__SET TASK__
Your task is to reproduce word for word the lines running from the line containing "Convert this chart to Apache ECharts code." to the line containing "80, 90, 100];", inclusive. Nothing else belongs in the answer.

═════ GIVEN RECORDS ═════

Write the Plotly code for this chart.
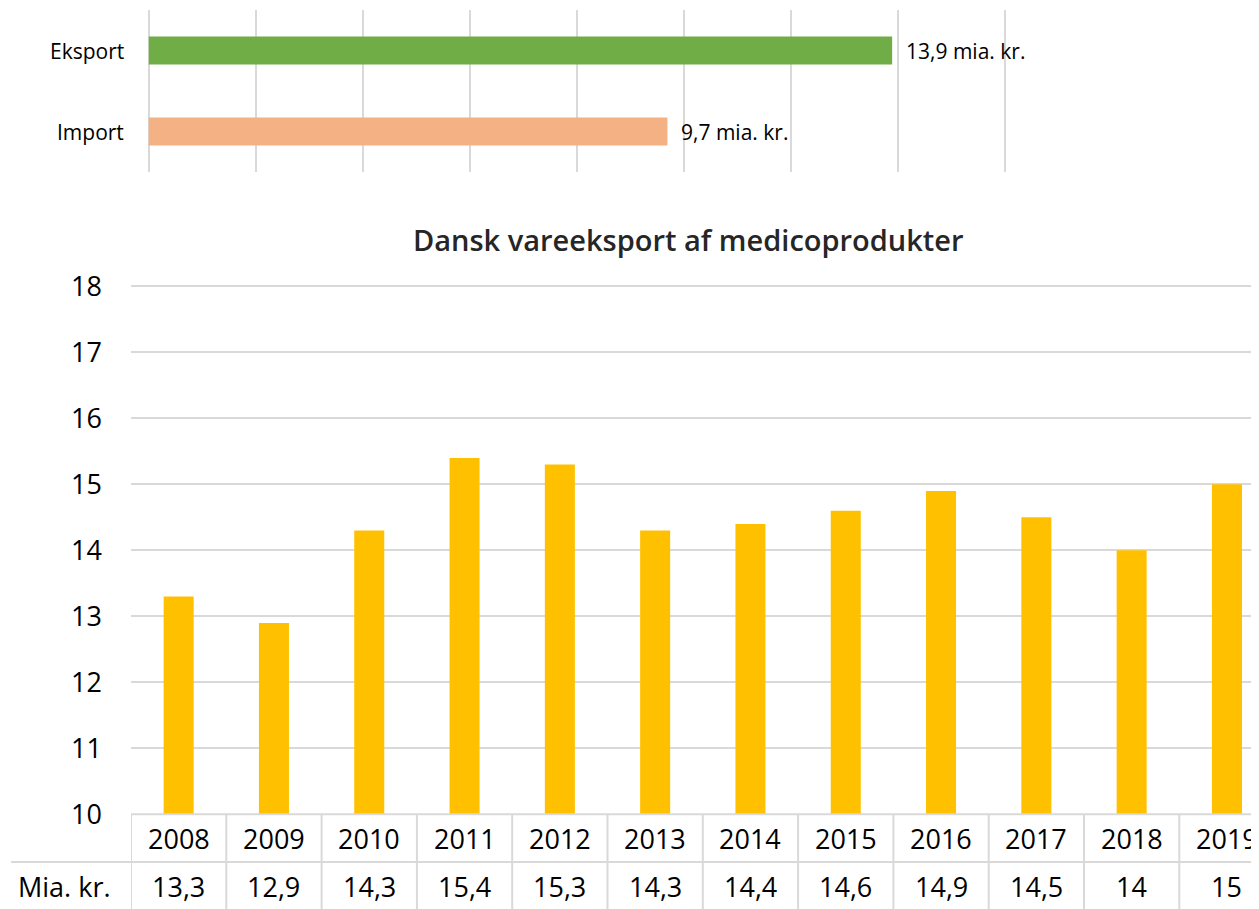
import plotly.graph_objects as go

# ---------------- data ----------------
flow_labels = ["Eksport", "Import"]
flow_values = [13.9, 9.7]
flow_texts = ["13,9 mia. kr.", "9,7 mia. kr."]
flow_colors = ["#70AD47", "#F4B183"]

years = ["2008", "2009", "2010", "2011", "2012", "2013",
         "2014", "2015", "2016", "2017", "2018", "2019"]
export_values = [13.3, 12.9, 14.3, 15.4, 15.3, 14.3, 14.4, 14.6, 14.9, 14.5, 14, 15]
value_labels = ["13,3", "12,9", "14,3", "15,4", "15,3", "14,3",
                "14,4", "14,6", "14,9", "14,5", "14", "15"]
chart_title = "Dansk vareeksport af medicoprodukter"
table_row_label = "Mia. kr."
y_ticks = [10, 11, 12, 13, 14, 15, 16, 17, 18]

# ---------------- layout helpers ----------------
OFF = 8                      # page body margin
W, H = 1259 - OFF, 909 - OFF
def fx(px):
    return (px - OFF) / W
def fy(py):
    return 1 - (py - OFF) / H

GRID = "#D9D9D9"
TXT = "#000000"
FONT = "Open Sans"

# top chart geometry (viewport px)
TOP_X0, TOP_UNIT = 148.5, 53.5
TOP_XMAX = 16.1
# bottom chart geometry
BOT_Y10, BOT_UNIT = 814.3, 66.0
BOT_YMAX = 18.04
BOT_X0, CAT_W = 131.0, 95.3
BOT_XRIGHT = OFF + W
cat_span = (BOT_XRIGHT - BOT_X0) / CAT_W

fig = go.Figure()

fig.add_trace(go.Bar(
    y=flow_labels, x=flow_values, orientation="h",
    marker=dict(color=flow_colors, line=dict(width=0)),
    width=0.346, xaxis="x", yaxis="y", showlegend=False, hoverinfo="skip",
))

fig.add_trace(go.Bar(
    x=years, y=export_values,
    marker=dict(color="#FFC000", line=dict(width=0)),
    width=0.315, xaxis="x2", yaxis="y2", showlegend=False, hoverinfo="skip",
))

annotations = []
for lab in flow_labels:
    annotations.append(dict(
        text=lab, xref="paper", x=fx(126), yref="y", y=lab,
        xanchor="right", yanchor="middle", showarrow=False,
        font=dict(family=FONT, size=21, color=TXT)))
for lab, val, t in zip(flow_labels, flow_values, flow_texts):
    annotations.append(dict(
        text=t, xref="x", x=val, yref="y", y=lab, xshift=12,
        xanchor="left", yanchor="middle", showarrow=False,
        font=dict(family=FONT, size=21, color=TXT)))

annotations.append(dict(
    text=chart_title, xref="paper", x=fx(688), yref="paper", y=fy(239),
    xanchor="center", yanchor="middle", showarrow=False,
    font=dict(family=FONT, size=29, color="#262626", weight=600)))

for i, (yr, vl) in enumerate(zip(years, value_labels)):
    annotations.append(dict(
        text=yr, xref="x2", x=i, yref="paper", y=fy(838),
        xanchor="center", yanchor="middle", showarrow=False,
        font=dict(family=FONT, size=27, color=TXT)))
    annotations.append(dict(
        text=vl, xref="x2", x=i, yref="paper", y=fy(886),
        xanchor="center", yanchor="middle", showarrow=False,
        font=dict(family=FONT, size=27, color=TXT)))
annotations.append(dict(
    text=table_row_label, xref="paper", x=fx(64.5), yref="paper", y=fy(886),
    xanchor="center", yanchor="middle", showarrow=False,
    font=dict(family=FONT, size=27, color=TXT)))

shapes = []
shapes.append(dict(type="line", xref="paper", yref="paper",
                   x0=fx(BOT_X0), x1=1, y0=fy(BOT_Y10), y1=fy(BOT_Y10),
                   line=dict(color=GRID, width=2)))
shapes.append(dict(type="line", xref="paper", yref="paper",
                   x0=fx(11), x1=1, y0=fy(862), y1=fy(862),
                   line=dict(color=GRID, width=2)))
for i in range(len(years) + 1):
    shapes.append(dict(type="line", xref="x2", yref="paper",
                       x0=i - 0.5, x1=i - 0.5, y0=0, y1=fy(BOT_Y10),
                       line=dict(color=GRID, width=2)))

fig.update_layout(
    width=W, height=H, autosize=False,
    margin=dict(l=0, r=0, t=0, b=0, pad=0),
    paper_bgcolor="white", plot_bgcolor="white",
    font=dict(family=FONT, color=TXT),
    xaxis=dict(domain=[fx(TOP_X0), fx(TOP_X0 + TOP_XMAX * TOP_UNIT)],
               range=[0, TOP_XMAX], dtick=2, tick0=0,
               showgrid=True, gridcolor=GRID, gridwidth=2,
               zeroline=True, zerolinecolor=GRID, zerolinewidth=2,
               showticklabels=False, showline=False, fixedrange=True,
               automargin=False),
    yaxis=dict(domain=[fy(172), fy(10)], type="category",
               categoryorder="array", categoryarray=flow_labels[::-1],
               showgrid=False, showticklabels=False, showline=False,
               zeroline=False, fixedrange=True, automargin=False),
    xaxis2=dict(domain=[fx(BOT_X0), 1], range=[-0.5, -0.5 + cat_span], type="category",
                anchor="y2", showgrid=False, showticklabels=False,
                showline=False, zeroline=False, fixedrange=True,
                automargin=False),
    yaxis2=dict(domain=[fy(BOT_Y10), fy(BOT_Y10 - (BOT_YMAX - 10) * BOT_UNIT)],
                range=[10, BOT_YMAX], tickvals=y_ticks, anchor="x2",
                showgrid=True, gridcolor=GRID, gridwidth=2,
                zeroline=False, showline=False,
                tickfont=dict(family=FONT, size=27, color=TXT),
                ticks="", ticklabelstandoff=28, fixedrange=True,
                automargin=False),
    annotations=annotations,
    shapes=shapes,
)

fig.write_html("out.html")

═════
═════ GIVEN RECORDS ═════

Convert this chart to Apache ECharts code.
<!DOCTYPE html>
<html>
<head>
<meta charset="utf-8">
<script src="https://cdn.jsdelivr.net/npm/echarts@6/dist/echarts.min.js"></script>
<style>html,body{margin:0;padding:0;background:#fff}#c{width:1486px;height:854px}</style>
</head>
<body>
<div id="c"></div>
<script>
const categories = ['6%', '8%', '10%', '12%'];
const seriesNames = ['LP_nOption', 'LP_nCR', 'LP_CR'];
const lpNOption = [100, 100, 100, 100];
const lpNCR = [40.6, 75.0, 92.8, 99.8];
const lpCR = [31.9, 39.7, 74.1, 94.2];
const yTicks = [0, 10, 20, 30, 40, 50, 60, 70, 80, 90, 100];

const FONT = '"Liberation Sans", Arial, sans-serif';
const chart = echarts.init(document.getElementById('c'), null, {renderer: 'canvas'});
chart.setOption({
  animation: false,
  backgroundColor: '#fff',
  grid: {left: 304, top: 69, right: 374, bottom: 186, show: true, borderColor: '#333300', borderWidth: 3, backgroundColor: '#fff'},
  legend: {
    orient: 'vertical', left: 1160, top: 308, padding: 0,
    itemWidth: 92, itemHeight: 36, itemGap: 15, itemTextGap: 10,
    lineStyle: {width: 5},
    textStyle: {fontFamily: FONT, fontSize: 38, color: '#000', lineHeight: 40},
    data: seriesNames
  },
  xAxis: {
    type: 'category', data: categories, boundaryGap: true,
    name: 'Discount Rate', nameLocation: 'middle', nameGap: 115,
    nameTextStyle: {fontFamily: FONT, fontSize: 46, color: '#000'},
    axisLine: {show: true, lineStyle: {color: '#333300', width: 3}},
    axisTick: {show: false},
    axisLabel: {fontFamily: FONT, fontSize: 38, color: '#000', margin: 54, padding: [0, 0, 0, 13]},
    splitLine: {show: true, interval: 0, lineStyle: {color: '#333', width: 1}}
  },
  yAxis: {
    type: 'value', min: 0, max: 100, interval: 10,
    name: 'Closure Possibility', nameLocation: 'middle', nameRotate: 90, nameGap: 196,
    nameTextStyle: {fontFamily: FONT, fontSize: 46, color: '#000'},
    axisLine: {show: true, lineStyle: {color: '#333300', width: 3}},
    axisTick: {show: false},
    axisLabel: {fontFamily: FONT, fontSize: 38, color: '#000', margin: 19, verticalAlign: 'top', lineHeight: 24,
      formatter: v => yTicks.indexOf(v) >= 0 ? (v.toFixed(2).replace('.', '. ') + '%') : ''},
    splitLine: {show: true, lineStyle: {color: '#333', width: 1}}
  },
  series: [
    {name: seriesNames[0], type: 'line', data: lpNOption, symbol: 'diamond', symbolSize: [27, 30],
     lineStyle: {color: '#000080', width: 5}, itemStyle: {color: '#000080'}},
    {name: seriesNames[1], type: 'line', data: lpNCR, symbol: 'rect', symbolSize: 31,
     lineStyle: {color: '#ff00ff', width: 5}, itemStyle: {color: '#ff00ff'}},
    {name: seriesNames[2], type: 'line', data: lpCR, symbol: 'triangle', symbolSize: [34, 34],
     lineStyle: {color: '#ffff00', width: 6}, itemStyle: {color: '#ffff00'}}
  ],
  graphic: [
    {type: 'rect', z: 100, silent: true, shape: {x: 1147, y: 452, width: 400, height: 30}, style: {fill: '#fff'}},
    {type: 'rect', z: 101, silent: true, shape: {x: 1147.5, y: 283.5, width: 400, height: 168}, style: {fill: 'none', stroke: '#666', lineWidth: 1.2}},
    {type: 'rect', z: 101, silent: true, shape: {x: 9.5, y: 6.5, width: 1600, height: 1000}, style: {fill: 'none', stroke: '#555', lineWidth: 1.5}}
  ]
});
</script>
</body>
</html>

═════
═════ GIVEN RECORDS ═════

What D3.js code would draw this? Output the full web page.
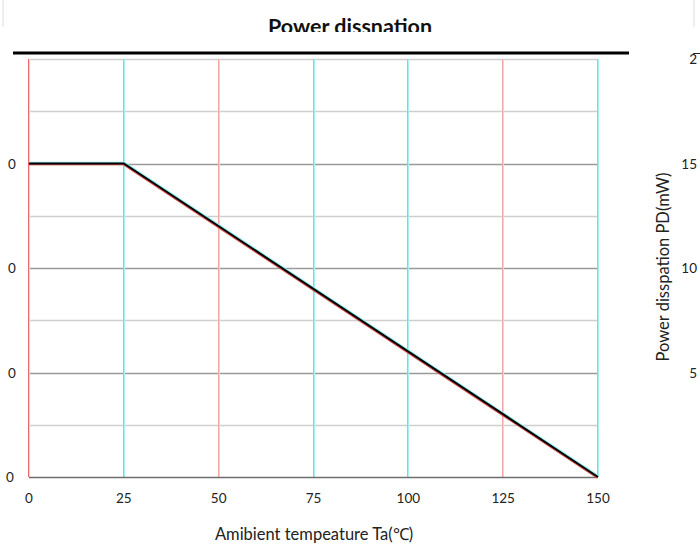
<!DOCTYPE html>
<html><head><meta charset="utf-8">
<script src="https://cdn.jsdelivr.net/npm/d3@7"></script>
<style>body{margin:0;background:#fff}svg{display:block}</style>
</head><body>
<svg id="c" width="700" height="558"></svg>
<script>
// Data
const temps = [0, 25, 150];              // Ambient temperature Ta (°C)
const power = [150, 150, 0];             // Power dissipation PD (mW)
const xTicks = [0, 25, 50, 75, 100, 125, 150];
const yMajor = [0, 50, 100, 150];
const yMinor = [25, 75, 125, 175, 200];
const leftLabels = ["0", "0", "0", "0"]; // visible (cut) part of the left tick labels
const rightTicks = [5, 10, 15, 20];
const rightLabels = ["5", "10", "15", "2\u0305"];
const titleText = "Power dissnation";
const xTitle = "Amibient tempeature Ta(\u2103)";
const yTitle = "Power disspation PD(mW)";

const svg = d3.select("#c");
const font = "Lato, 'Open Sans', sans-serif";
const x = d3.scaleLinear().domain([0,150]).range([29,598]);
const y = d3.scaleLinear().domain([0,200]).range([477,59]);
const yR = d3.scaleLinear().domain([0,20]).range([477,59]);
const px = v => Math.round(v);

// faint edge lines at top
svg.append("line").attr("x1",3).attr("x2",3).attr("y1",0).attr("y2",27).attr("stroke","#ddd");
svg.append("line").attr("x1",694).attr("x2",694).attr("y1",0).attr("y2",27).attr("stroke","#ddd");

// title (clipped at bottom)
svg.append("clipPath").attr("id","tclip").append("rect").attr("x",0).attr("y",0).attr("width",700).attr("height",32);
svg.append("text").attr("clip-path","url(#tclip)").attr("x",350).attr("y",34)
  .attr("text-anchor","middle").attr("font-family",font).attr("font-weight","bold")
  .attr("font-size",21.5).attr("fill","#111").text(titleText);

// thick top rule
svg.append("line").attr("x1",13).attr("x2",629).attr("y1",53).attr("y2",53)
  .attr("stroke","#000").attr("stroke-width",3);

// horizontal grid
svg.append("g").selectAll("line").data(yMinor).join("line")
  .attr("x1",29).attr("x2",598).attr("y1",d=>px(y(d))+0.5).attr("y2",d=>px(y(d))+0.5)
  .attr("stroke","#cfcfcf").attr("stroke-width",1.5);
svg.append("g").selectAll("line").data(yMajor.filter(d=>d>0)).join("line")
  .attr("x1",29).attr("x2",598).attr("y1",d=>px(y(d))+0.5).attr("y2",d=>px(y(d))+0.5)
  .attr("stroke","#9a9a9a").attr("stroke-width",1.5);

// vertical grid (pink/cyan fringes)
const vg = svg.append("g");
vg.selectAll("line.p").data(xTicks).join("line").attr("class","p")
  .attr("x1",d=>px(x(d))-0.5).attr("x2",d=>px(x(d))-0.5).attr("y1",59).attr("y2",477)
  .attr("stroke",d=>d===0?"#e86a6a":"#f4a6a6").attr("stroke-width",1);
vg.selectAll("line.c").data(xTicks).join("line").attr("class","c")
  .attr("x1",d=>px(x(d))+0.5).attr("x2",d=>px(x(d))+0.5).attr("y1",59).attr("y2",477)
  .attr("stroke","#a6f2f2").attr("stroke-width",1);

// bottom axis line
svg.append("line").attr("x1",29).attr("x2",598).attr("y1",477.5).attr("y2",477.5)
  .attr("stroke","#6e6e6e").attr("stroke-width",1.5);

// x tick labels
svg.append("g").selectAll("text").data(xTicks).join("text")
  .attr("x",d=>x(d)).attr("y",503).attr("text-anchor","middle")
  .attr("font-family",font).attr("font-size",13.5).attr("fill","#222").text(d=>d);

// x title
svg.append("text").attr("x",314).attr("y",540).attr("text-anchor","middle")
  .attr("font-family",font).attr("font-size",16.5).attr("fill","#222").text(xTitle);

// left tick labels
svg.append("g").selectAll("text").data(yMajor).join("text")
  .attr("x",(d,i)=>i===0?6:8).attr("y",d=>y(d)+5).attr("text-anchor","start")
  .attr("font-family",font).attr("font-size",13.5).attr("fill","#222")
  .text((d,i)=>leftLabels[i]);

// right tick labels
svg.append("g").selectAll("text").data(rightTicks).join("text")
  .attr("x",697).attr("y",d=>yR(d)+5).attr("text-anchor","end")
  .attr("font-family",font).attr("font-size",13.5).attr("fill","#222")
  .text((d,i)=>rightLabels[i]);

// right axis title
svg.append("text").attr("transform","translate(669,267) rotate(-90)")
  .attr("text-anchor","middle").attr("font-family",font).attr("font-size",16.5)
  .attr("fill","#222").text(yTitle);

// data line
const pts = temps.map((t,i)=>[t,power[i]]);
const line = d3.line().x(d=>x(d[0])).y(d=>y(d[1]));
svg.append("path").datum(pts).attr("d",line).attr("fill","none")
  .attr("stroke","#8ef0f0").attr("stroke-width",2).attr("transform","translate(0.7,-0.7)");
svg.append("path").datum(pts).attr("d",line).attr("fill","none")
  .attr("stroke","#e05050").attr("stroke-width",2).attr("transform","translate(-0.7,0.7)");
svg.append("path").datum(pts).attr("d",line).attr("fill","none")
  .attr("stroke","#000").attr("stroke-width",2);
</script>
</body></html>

═════

__PROBLEM SOLUTION__
Convert this chart to Apache ECharts code.
<!DOCTYPE html>
<html>
<head>
<meta charset="utf-8">
<script src="https://cdn.jsdelivr.net/npm/echarts@6/dist/echarts.min.js"></script>
<style>html,body{margin:0;padding:0;background:#fff}#c{width:1486px;height:854px}</style>
</head>
<body>
<div id="c"></div>
<script>
const categories = ['6%', '8%', '10%', '12%'];
const seriesNames = ['LP_nOption', 'LP_nCR', 'LP_CR'];
const lpNOption = [100, 100, 100, 100];
const lpNCR = [40.6, 75.0, 92.8, 99.8];
const lpCR = [31.9, 39.7, 74.1, 94.2];
const yTicks = [0, 10, 20, 30, 40, 50, 60, 70, 80, 90, 100];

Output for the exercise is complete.